==== Information provided
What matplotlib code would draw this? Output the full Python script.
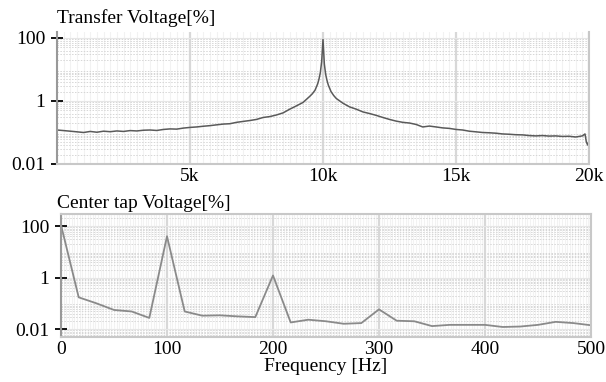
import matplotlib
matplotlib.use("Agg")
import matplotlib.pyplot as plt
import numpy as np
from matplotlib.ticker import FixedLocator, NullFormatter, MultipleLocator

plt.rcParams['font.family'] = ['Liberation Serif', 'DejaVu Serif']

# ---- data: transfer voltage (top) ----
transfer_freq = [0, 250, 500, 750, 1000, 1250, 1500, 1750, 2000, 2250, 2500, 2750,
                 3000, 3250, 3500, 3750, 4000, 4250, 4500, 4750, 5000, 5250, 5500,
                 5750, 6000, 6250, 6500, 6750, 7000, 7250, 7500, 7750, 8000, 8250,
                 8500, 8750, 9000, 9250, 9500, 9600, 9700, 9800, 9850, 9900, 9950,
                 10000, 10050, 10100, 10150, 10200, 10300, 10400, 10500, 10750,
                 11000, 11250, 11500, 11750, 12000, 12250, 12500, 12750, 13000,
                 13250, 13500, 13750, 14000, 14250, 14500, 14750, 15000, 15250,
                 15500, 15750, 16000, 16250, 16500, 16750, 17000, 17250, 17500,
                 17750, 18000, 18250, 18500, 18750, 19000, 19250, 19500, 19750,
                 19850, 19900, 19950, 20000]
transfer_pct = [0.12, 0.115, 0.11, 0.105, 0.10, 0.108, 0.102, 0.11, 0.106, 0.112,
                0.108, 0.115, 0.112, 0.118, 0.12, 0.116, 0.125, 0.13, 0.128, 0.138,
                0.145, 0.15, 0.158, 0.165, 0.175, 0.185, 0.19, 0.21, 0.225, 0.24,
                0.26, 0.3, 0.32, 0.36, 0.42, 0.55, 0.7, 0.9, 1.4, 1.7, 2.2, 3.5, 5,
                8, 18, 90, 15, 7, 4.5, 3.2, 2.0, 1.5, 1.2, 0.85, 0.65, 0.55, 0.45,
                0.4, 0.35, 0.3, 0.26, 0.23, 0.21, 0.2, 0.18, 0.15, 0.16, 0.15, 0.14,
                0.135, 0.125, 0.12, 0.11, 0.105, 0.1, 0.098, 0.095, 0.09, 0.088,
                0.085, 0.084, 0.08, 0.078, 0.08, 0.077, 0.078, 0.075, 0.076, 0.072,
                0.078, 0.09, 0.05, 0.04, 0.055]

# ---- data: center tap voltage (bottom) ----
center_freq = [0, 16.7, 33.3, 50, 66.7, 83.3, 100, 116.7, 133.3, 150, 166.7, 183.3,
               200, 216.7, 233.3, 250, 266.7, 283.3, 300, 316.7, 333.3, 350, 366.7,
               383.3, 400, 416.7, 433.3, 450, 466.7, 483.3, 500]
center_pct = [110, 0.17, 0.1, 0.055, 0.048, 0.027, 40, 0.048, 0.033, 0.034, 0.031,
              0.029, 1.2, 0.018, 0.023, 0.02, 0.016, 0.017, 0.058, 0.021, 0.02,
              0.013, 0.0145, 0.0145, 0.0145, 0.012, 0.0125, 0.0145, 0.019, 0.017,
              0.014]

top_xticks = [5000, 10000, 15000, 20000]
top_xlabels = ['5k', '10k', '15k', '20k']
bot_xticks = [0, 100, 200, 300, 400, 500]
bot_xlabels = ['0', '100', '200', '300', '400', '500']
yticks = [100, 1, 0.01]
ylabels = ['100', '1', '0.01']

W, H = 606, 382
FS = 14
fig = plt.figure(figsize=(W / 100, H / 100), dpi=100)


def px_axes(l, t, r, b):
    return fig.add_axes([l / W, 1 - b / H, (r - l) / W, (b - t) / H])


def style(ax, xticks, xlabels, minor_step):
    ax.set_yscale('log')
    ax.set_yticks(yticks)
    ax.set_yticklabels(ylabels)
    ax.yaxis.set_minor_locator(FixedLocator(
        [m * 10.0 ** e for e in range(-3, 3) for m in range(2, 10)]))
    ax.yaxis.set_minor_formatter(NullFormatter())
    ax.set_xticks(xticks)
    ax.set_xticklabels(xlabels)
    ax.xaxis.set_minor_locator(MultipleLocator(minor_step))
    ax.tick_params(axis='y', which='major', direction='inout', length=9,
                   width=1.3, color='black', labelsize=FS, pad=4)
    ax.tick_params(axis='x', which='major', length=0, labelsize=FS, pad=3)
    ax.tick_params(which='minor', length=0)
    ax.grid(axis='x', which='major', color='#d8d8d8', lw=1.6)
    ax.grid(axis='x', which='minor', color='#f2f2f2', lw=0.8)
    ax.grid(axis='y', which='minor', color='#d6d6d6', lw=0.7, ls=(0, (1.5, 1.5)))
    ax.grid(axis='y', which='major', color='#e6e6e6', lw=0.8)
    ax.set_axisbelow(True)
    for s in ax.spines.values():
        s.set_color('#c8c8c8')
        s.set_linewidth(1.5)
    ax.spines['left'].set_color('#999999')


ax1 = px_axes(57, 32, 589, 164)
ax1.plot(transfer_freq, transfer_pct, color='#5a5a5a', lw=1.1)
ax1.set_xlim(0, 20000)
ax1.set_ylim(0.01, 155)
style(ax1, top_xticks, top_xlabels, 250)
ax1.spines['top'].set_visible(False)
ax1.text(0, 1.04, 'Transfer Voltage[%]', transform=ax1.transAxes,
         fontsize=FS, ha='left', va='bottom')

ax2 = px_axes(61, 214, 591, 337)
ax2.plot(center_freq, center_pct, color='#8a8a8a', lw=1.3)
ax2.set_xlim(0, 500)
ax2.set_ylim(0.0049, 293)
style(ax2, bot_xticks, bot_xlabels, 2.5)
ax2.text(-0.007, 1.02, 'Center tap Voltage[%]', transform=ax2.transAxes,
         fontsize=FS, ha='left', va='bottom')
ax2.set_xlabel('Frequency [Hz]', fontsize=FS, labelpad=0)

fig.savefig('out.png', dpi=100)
========
■ Requirements:
Please repeat exactly the data above from its first line to the line that contains "plt.rcParams['font.family'] = ['Liberation", inclusive, and leave every picture out.

■ Task response:
What matplotlib code would draw this? Output the full Python script.
import matplotlib
matplotlib.use("Agg")
import matplotlib.pyplot as plt
import numpy as np
from matplotlib.ticker import FixedLocator, NullFormatter, MultipleLocator

plt.rcParams['font.family'] = ['Liberation Serif', 'DejaVu Serif']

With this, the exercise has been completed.